Tracing through the numpy C code is a slow and tedious process. I prefer to deduce patterns of behavior from timings.
Make a sample array and its transpose:
In [168]: A = np.random.rand(1000,1000)
In [169]: At = A.T
First a fast view - no coping of the databuffer:
In [171]: timeit B = A.ravel()
262 ns ± 4.39 ns per loop (mean ± std. dev. of 7 runs, 1000000 loops each)
A fast copy (presumably uses some fast block memory coping):
In [172]: timeit B = A.copy()
2.2 ms ± 26.8 µs per loop (mean ± std. dev. of 7 runs, 100 loops each)
A slow copy (presumably requires traversing the source in its strided order, and the target in its own order):
In [173]: timeit B = A.copy(order='F')
6.29 ms ± 2.1 µs per loop (mean ± std. dev. of 7 runs, 100 loops each)
Copying At without having to change the order - fast:
In [174]: timeit B = At.copy(order='F')
2.23 ms ± 51.6 µs per loop (mean ± std. dev. of 7 runs, 100 loops each)
Like [173] but going from 'F' to 'C':
In [175]: timeit B = At.copy(order='C')
6.29 ms ± 4.16 µs per loop (mean ± std. dev. of 7 runs, 100 loops each)

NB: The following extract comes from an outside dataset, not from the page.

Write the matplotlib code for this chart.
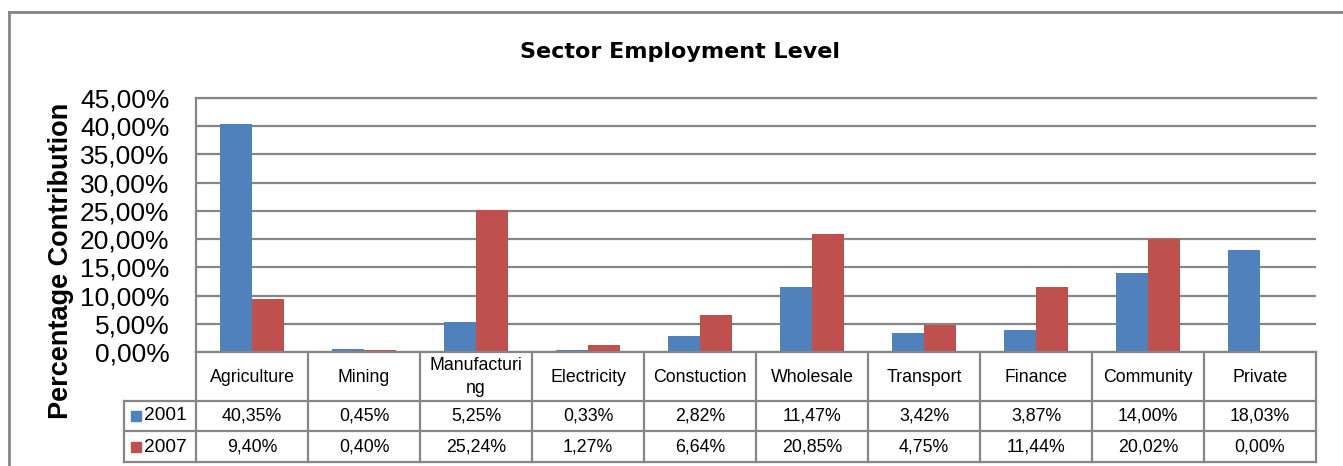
import matplotlib.pyplot as plt
from matplotlib.lines import Line2D
from matplotlib.patches import Rectangle

sectors = ["Agriculture", "Mining", "Manufacturi\nng", "Electricity", "Constuction",
           "Wholesale", "Transport", "Finance", "Community", "Private"]
years = ["2001", "2007"]
share_2001 = [40.35, 0.45, 5.25, 0.33, 2.82, 11.47, 3.42, 3.87, 14.00, 18.03]
share_2007 = [9.40, 0.40, 25.24, 1.27, 6.64, 20.85, 4.75, 11.44, 20.02, 0.00]
y_ticks = [0, 5, 10, 15, 20, 25, 30, 35, 40, 45]

colors = ["#4F81BD", "#C0504D"]
grid_col = "#868686"
W, H = 1343, 466

plt.rcParams['font.family'] = ['Liberation Sans', 'DejaVu Sans']

fig = plt.figure(figsize=(W / 100, H / 100), dpi=100)

def px_box(x0, y0, x1, y1):
    # pixel box (top-left origin) -> figure fraction rect
    return [x0 / W, 1 - y1 / H, (x1 - x0) / W, (y1 - y0) / H]

# outer chart frame
fig.add_artist(Line2D([9 / W, 1], [1 - 12 / H, 1 - 12 / H], color=grid_col, lw=2))
fig.add_artist(Line2D([9 / W, 9 / W], [0, 1 - 12 / H], color=grid_col, lw=2))

fig.text(680 / W, 1 - 52 / H, "Sector Employment Level", ha='center', va='center',
         fontsize=16, fontweight='bold', family=['DejaVu Sans'])

# bar chart
ax = fig.add_axes(px_box(196, 98, 1316, 352))
n = len(sectors)
bw = 0.286
xs = [i + 0.5 for i in range(n)]
ax.bar([x - bw / 2 for x in xs], share_2001, width=bw, color=colors[0], zorder=3)
ax.bar([x + bw / 2 for x in xs], share_2007, width=bw, color=colors[1], zorder=3)
ax.set_xlim(0, n)
ax.set_ylim(0, 45)
ax.set_yticks(y_ticks)
ax.set_yticklabels([f"{t:.2f}%".replace('.', ',') for t in y_ticks], fontsize=19)
ax.set_xticks([])
ax.tick_params(axis='y', length=0, pad=19)
ax.grid(axis='y', color=grid_col, lw=1.6, zorder=0)
for s in ['right', 'bottom']:
    ax.spines[s].set_visible(False)
ax.spines['left'].set_color(grid_col)
ax.spines['left'].set_linewidth(1.6)
ax.spines['top'].set_color(grid_col)
ax.spines['top'].set_linewidth(1.6)
ax.set_ylabel("Percentage Contribution", fontsize=19.5, fontweight='bold')
ax.yaxis.set_label_coords(-0.109, 0.36)

# data table below the bars
tb = fig.add_axes(px_box(196, 352, 1316, 462))
tb.set_xlim(0, n)
tb.set_ylim(110, 0)
tb.axis('off')
leg_x = -72 / 112
rows = [49, 79, 110]
lc = dict(color=grid_col, lw=1.6, clip_on=False)
tb.plot([0, n], [0, 0], **lc)
for y in rows:
    tb.plot([leg_x, n], [y, y], **lc)
for i in range(n + 1):
    tb.plot([i, i], [0, 110], **lc)
tb.plot([leg_x, leg_x], [49, 110], **lc)

for i, name in enumerate(sectors):
    tb.text(i + 0.5, 25, name, ha='center', va='center', fontsize=12.8, linespacing=1.45)
for vals, yc in [(share_2001, 64), (share_2007, 95)]:
    for i, v in enumerate(vals):
        tb.text(i + 0.5, yc, f"{v:.2f}%".replace('.', ','), ha='center', va='center',
                fontsize=12.8)
for yr, c, yc in zip(years, colors, [64, 95]):
    tb.add_patch(Rectangle((leg_x + 7 / 112, yc - 5), 10 / 112, 10, color=c, clip_on=False))
    tb.text(leg_x + 20 / 112, yc, yr, ha='left', va='center', fontsize=13.8)

plt.savefig("out.png", dpi=100)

In [176]: timeit B = At.ravel()
6.54 ms ± 214 µs per loop (mean ± std. dev. of 7 runs, 100 loops each)
Copies with simpler strided reordering fall somewhere in between:
In [177]: timeit B = A[::-1,::-1].copy()
3.75 ms ± 4.6 µs per loop (mean ± std. dev. of 7 runs, 100 loops each)
In [178]: timeit B = A[::-1].copy()
3.73 ms ± 6.48 µs per loop (mean ± std. dev. of 7 runs, 100 loops each)
In [179]: timeit B = At[::-1].copy(order='K')
3.98 ms ± 212 µs per loop (mean ± std. dev. of 7 runs, 100 loops each)
This astype also requires the slower copy:
In [182]: timeit B = A.astype('float128')
6.7 ms ± 8.12 µs per loop (mean ± std. dev. of 7 runs, 100 loops each)
PyArray_NewFromDescr_int is described as Generic new array creation routine. While I can't figure out where it copies data from the source to the target, it clearly is checking order and strides and dtype. Presumably it handles all cases where the generic copy is required. The axis permutation isn't a special case.
I am wondering if there is any downside of using b = np.array(a) rather than b = np.copy(a) to copy a Numpy array a into b. When I %timeit, the former can be upto 100% faster.
In both cases b is a is False, and I can manipulate b leaving a intact, so I suppose this does what is expected from .copy().
Am I missing anything? What is improper about using np.array to do copy an array?
with python 3.6.5, numpy 1.14.2, while the speed difference closes rapidly for larger sizes:
a = np.arange(1000)
%timeit np.array(a)
501 ns ± 30.1 ns per loop (mean ± std. dev. of 7 runs, 1000000 loops each)
%timeit np.copy(a)
1.1 µs ± 35.7 ns per loop (mean ± std. dev. of 7 runs, 1000000 loops each)
From documentation of numpy.copy:
This is equivalent to:
>>> np.array(a, copy=True)
Also, if you look at the source code:
def copy(a, order='K'):
return array(a, order=order, copy=True)
Some timings:
In [1]: import numpy as np
In [2]: a = np.ascontiguousarray(np.random.randint(0, 20000, 1000))
In [3]: %timeit b = np.array(a)
562 ns ± 10.1 ns per loop (mean ± std. dev. of 7 runs, 1000000 loops each)
In [4]: %timeit b = np.array(a, order='K', copy=True)
1.1 µs ± 10.8 ns per loop (mean ± std. dev. of 7 runs, 1000000 loops each)
In [5]: %timeit b = np.copy(a)
1.21 µs ± 9.28 ns per loop (mean ± std. dev. of 7 runs, 1000000 loops each)
In [6]: a = np.ascontiguousarray(np.random.randint(0, 20000, 1000000))
In [7]: %timeit b = np.array(a)
310 µs ± 6.31 µs per loop (mean ± std. dev. of 7 runs, 1000 loops each)
In [8]: %timeit b = np.array(a, order='K', copy=True)
311 µs ± 2.6 µs per loop (mean ± std. dev. of 7 runs, 1000 loops each)
In [9]: %timeit b = np.copy(a)
313 µs ± 4.33 µs per loop (mean ± std. dev. of 7 runs, 1000 loops each)
In [10]: print(np.__version__)
1.13.3
It is unexpected that simply explicitly setting parameters to their default values changes the speed of execution of np.array(). On the other hand, maybe just processing these explicit arguments adds enough execution time to make a difference for small arrays. Indeed, from the source code for the numpy.array(), one can see that there are many more checks and more processing being performed when keyword arguments are provided, for example, see goto full_path. When keyword parameters are not set, the execution skips all the way down to goto finish. This overhead (of additional processing of keyword arguments) is what you detect in timings for small arrays. For larger arrays this overhead is insignificant in comparison to the actual time of copying the arrays.
"What is improper about using np.array to do copy an array?"
I'd argue it is harder to read. Because it is not obvious that array makes a copy, for example, the similar asarray does not make a copy if it doesn't have to. The reader basically has to know the default value of the copy keyword argument to be sure.
As AGN pointed out, np.array is faster than np.copy because essentially the latter is a wrapper of the former. This means python "loses" some extra time searching for both functions. A similar thing happens with decorators.
This extra time is insignificant for pratical purposes, and you gain better code readability.
You can test it by using a big array (where the array creation takes the main time), and you'll see very little differences in %timeit for both.